I have been on Guam 51 days. And right this moment I realized that the person that just rolled her bags out of my room is a person that I am going to miss tremendously and be forever grateful she appeared so briefly in my life.

When I landed in Honolulu, I sat down at the gate that my flight to Guam would be leaving from. I just so happened to sit next to a tall blonde in a UCLA sweatshirt, rocking yoga pants and a fedora. She was on the phone and within 2 minutes I realized that this was the other girl hired as a clubmate.

The call with her friend ended; she sat in silence, while cradling her phone in her hands. She then slowly dialed a number and stared at the screen. She didn’t hit send, she just sat there. She looked up and then back down. Whoever belonged to the number on her dial pad must be someone of importance…I could feel the energy beaming off her.

The she cleared the screen and tucked her phone in her sweatshirt. It was then I said, “Are you Kaitlyn?”

“Yeah, are you Mercedes?!”

Enter the hellos, and handshakes and smiles and excitement. Enter me finding out about her beaming pride in her recent graduate status from college and me telling her I came to Guam to mostly write.

“Oh my god, I can’t believe we happened to be sitting next to each other.
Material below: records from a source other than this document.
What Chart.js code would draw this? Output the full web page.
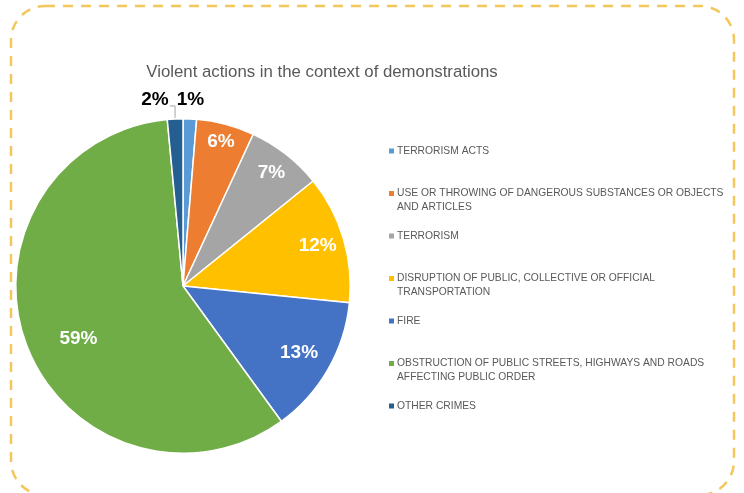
<!DOCTYPE html>
<html>
<head>
<meta charset="utf-8">
<script src="https://cdn.jsdelivr.net/npm/chart.js@4.4.0/dist/chart.umd.min.js"></script>
<style>
  body { margin: 0; background: #fff; }
  #wrap { width: 744px; height: 493px; }
</style>
</head>
<body>
<div id="wrap"><canvas id="myChart" width="744" height="493"></canvas></div>
<script>
const chartTitle = 'Violent actions in the context of demonstrations';
const categories = [
  'TERRORISM ACTS',
  'USE OR THROWING OF DANGEROUS SUBSTANCES OR OBJECTS AND ARTICLES',
  'TERRORISM',
  'DISRUPTION OF PUBLIC, COLLECTIVE OR OFFICIAL TRANSPORTATION',
  'FIRE',
  'OBSTRUCTION OF PUBLIC STREETS, HIGHWAYS AND ROADS AFFECTING PUBLIC ORDER',
  'OTHER CRIMES'
];
const shares = [1.3, 5.6, 7.3, 12.4, 13.4, 58.5, 1.5];
const sliceColors = ['#5B9BD5', '#ED7D31', '#A5A5A5', '#FFC000', '#4472C4', '#70AD47', '#255E91'];

// where the inside labels sit (fraction of radius, angle nudge in degrees)
const labelRadius = [0, 0.89, 0.86, 0.84, 0.80, 0.70, 0];
const labelNudge = [0, 0, 0, 0, 0, -6, 0];

// wrap legend text to a max width
function wrapText(ctx, text, maxW) {
  const words = text.split(' ');
  const lines = [];
  let line = '';
  words.forEach(w => {
    const test = line ? line + ' ' + w : w;
    if (ctx.measureText(test).width > maxW && line) {
      lines.push(line);
      line = w;
    } else {
      line = test;
    }
  });
  if (line) lines.push(line);
  return lines;
}

const extras = {
  id: 'extras',
  afterDraw(chart) {
    const ctx = chart.ctx;
    ctx.save();

    // dashed frame
    ctx.strokeStyle = '#F2C75C';
    ctx.lineWidth = 2.5;
    ctx.setLineDash([10, 8]);
    ctx.beginPath();
    ctx.roundRect(11, 6, 723, 489, 34);
    ctx.stroke();
    ctx.setLineDash([]);

    // title
    ctx.fillStyle = '#595959';
    ctx.font = '16.8px "Liberation Sans", Arial, sans-serif';
    ctx.textAlign = 'center';
    ctx.textBaseline = 'middle';
    ctx.fillText(chartTitle, 322, 72);

    // data labels
    const arcs = chart.getDatasetMeta(0).data;
    const outside = [];
    arcs.forEach((arc, i) => {
      const p = arc.getProps(['x', 'y', 'startAngle', 'endAngle', 'outerRadius'], true);
      const mid = (p.startAngle + p.endAngle) / 2;
      const txt = Math.round(shares[i]) + '%';
      if (shares[i] < 3) {
        const r = p.outerRadius + 16;
        outside.push({ txt, mid, p, x: p.x + Math.cos(mid) * r, y: p.y + Math.sin(mid) * r, shifted: false });
        return;
      }
      const a = mid + labelNudge[i] * Math.PI / 180;
      const r = p.outerRadius * labelRadius[i];
      ctx.font = 'bold 19px "Liberation Sans", Arial, sans-serif';
      ctx.fillStyle = '#fff';
      ctx.fillText(txt, p.x + Math.cos(a) * r, p.y + Math.sin(a) * r);
    });

    // outside labels, push the left one away if they collide
    ctx.font = 'bold 19px "Liberation Sans", Arial, sans-serif';
    outside.sort((a, b) => a.x - b.x);
    for (let k = outside.length - 2; k >= 0; k--) {
      const a = outside[k], b = outside[k + 1];
      const wa = ctx.measureText(a.txt).width, wb = ctx.measureText(b.txt).width;
      const limit = b.x - wb / 2 - 8;
      if (a.x + wa / 2 > limit) {
        a.x = limit - wa / 2;
        a.shifted = true;
      }
    }
    outside.forEach(o => {
      if (o.shifted) {
        const w = ctx.measureText(o.txt).width;
        const ex = o.p.x + Math.cos(o.mid) * (o.p.outerRadius + 1);
        const ey = o.p.y + Math.sin(o.mid) * (o.p.outerRadius + 1);
        ctx.strokeStyle = '#A6A6A6';
        ctx.lineWidth = 1;
        ctx.beginPath();
        ctx.moveTo(ex, ey);
        ctx.lineTo(ex, o.y + 3);
        ctx.lineTo(o.x + w / 2 + 1, o.y + 3);
        ctx.stroke();
      }
      ctx.fillStyle = '#000';
      ctx.fillText(o.txt, o.x, o.y - 3);
    });

    // legend
    ctx.font = '10.3px "Liberation Sans", Arial, sans-serif';
    ctx.textAlign = 'left';
    categories.forEach((c, i) => {
      const y0 = 151 + i * 42.5;
      ctx.fillStyle = sliceColors[i];
      ctx.fillRect(389, y0 - 2.5, 5, 5);
      ctx.fillStyle = '#595959';
      wrapText(ctx, c, 335).forEach((ln, j) => {
        ctx.fillText(ln, 397, y0 + j * 14);
      });
    });

    ctx.restore();
  }
};

const ctx = document.getElementById('myChart').getContext('2d');
const myChart = new Chart(ctx, {
  type: 'pie',
  data: {
    labels: categories,
    datasets: [{
      data: shares,
      backgroundColor: sliceColors,
      borderColor: '#ffffff',
      borderWidth: 1.5
    }]
  },
  options: {
    responsive: false,
    animation: false,
    layout: { padding: { left: 15, top: 118, right: 393, bottom: 39 } },
    plugins: {
      legend: { display: false },
      tooltip: { enabled: false },
      title: { display: false }
    }
  },
  plugins: [extras]
});
</script>
</body>
</html>
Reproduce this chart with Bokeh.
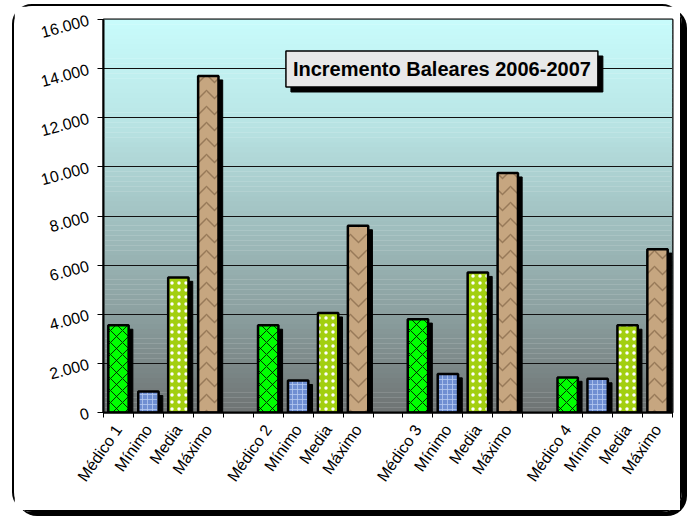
import math
from bokeh.plotting import figure
from bokeh.models import FixedTicker, BoxAnnotation, Label, ColumnDataSource, Range1d
from bokeh.transform import dodge
from bokeh.embed import file_html
from bokeh.resources import INLINE

# ---- data ----
groups = ["Médico 1", "Médico 2", "Médico 3", "Médico 4"]
stats = ["Mínimo", "Media", "Máximo"]
medico = [3550, 3550, 3800, 1430]
minimo = [850, 1300, 1570, 1370]
media = [5500, 4050, 5700, 3550]
maximo = [13700, 7600, 9750, 6650]
y_ticks = [0, 2000, 4000, 6000, 8000, 10000, 12000, 14000, 16000]
y_tick_labels = ["0", "2.000", "4.000", "6.000", "8.000", "10.000", "12.000", "14.000", "16.000"]
title_text = "Incremento Baleares 2006-2007"

series = [medico, minimo, media, maximo]
slots_per_group = len(stats) + 2  # bars + one empty slot
n_slots = slots_per_group * len(groups) - 1

FONT = "Liberation Sans"

p = figure(width=670, height=508, output_backend="svg", toolbar_location=None,
           x_range=Range1d(0, n_slots), y_range=Range1d(0, 16000),
           min_border_left=89, min_border_right=12, min_border_top=13, min_border_bottom=102)
p.styles = {"border": "2px solid black", "border-radius": "20px",
            "box-shadow": "5px 4px 0 0 black", "margin-left": "12px", "margin-top": "4px"}
p.border_fill_color = "white"
p.background_fill_color = None

# gradient background
stops = [(0, (0x6e, 0x73, 0x73)), (4000, (0x8b, 0x9f, 0x9f)), (8000, (0xa2, 0xc2, 0xc2)),
         (12000, (0xba, 0xe6, 0xe6)), (16000, (0xc8, 0xfc, 0xfc))]
n_strips = 80
for i in range(n_strips):
    y0 = 16000 * i / n_strips
    y1 = 16000 * (i + 1) / n_strips
    ym = (y0 + y1) / 2
    for (a, ca), (b, cb) in zip(stops[:-1], stops[1:]):
        if a <= ym <= b:
            t = (ym - a) / (b - a)
            c = tuple(int(round(ca[j] + (cb[j] - ca[j]) * t)) for j in range(3))
            break
    p.add_layout(BoxAnnotation(bottom=y0, top=y1 + 10, fill_color="#%02x%02x%02x" % c,
                               fill_alpha=1, line_color=None, level="image"))

styles = [
    dict(fill_color="#00ff00", hatch_pattern="diagonal_cross", hatch_color="black",
         hatch_scale=12, hatch_weight=1, hatch_alpha=0.8),
    dict(fill_color="#6f8fd2", hatch_pattern="cross", hatch_color="#b4c8f0",
         hatch_scale=5, hatch_weight=1, hatch_alpha=0.8),
    dict(fill_color="#a2cf10", hatch_pattern="dot", hatch_color="white",
         hatch_scale=7, hatch_weight=4, hatch_alpha=1),
    dict(fill_color="#c6a680", hatch_pattern="horizontal_wave", hatch_color="#7a5d40",
         hatch_scale=16, hatch_weight=1.5, hatch_alpha=0.6),
]

sources = []
for k, vals in enumerate(series):
    xs = [g * slots_per_group + k + 0.5 for g in range(len(groups))]
    shadow = [v - 160 for v in vals]
    sources.append(ColumnDataSource(dict(x=xs, top=vals, stop=shadow)))

for src in sources:
    p.vbar(x=dodge("x", 0.14), top="stop", bottom=0, width=0.68, source=src,
           fill_color="black", line_color="black")
for src, st in zip(sources, styles):
    p.vbar(x="x", top="top", bottom=0, width=0.68, source=src,
           line_color="black", line_width=2.5, **st)

# axes
centers = []
labels = {}
for g, name in enumerate(groups):
    for k, lab in enumerate([name] + stats):
        c = g * slots_per_group + k + 0.5
        centers.append(c)
        labels[c] = lab
p.xaxis.ticker = FixedTicker(ticks=centers, minor_ticks=list(range(n_slots + 1)))
p.xaxis.major_label_overrides = labels
p.xaxis.major_label_orientation = math.radians(55)
p.xaxis.major_tick_out = 0
p.xaxis.major_tick_in = 0
p.xaxis.minor_tick_out = 5
p.xaxis.minor_tick_in = 0
p.xaxis.minor_tick_line_color = "black"
p.xaxis.axis_line_color = "black"
p.xaxis.axis_line_width = 2
p.xaxis.major_label_standoff = 9
p.xaxis.major_label_text_font_size = "16px"

p.yaxis.ticker = FixedTicker(ticks=y_ticks)
p.yaxis.major_label_overrides = {t: l for t, l in zip(y_ticks, y_tick_labels)}
p.yaxis.major_label_orientation = math.radians(15)
p.yaxis.major_tick_out = 6
p.yaxis.major_tick_in = 0
p.yaxis.minor_tick_line_color = None
p.yaxis.axis_line_color = "black"
p.yaxis.axis_line_width = 2
p.yaxis.major_label_standoff = 9
p.yaxis.major_label_text_font_size = "16px"

for ax in (p.xaxis, p.yaxis):
    ax.major_label_text_font = FONT
    ax.major_label_text_color = "black"
    ax.major_tick_line_color = "black"

p.xgrid.grid_line_color = None
p.ygrid.grid_line_color = "#111111"
p.ygrid.grid_line_width = 1
p.outline_line_color = "black"
p.outline_line_width = 2

# title box with shadow
tx, ty = 11.3, 13985
p.add_layout(Label(x=tx, y=ty, x_offset=5, y_offset=-5, text=title_text,
                   text_align="center", text_baseline="middle",
                   text_font=FONT, text_font_style="bold", text_font_size="20px",
                   text_color="black", background_fill_color="black",
                   border_line_color="black", padding=7))
p.add_layout(Label(x=tx, y=ty, text=title_text,
                   text_align="center", text_baseline="middle",
                   text_font=FONT, text_font_style="bold", text_font_size="20px",
                   text_color="black", background_fill_color="#e8e8e8",
                   border_line_color="black", border_line_width=1.5, padding=7))

open("out.html", "w").write(file_html(p, INLINE))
I was about to call my ex-boyfriend…should I?

“I saw that. Sorry, I couldn’t help but notice the apprehension….and No. Don’t call him.”

We chatted for about another hour before our flight took off and 9 hours later we both rolled our suitcases into room 231 to start our Guam Adventure together as roommates.

Well that bubbly, huge-smile, 22-year-old Californian positive ray of sunshine has me in tears. Right this moment.

She had lost both of her grandparents a month prior to coming to Guam and had broken things off with her first love. Things that I found out in the early days of training. In 51 days I feel like I gained a sister. Sometimes,  a really annoying one that I just wanted to look at with those big older-sister eyes of “Seriously?” and have a talk with her…which I did on numerous occasions. But, with the tears that were shared, her having to listen to me and Steve fight over Skype because of the turmoil going on at home, to experiencing several bouts of food poisoning…I feel like there’s already something missing in this room. Her.

She thought coming here would help her heal…or at least take her out of the pain long enough to breathe and figure out where to go next. Well little one, I hope as you’re boarding your plane to take your flight home to your family that you are filled with a sense of peace and love and a knowing that everything happens for a reason. Because you may have taught me more in the last 51 days than any self-help book I’ve ever read.

Even though, yes, I will be glad to “Masturbate and have Skype sex anytime I want now” I will miss you more than you know. And as I read the beautiful letter you left for me, I just want you to know I love you girl.

“MERCEDES!!!!

Heeeeeeeeeyyyy sexayyy ladayyy….motha fatha gentleman 🙂

Hi there beautiful roommate,
I just wanted to leave you with some parting words from yours truly that you can read whenever you’re lonely and miss that weird blonde girl who used to give archery lessons in the next bed over. I am going to miss you so much! I know  Guam would have never been the same without you. Thank you for adding such goofy fun and beautiful, vibrant joy to my life. I know the next few months might be tough, but please always remember that you are never alone. You are one of the strongest people I’ve ever met and for that, I admire you. But I also want you to remember that vulnerability is strength as well. You don’t always have to have the answers and it’s okay that life gets a little out of hand. Because when it does, you can always grab a burger from Jamaican Grill, some kinky, and good ole Fireball Whisky…Turn on the camera, hit record, and the stage is all your for the taking. But in all seriousness, thank you from the bottom of my heart for simply being you. You have taught me so much and I hope some day I can grow enough guts to say Fuck you to someone without apologizing afterwards. Your strength amazes me and your resilience is an inspiration. Remember my big dreamer to never hold back. Look to the horizon and tell yourself, “Hey, I’m Mercedes. I’m fucking awesome. And I’m going to make Guam my lil’ bitch.” Haha. Bet you didn’t see that one coming! Love and miss you, Kaitlyn.”

So there you have it. Advice from the woman herself…Sometimes the ones who come into your life the shortest amount of time make the biggest impact.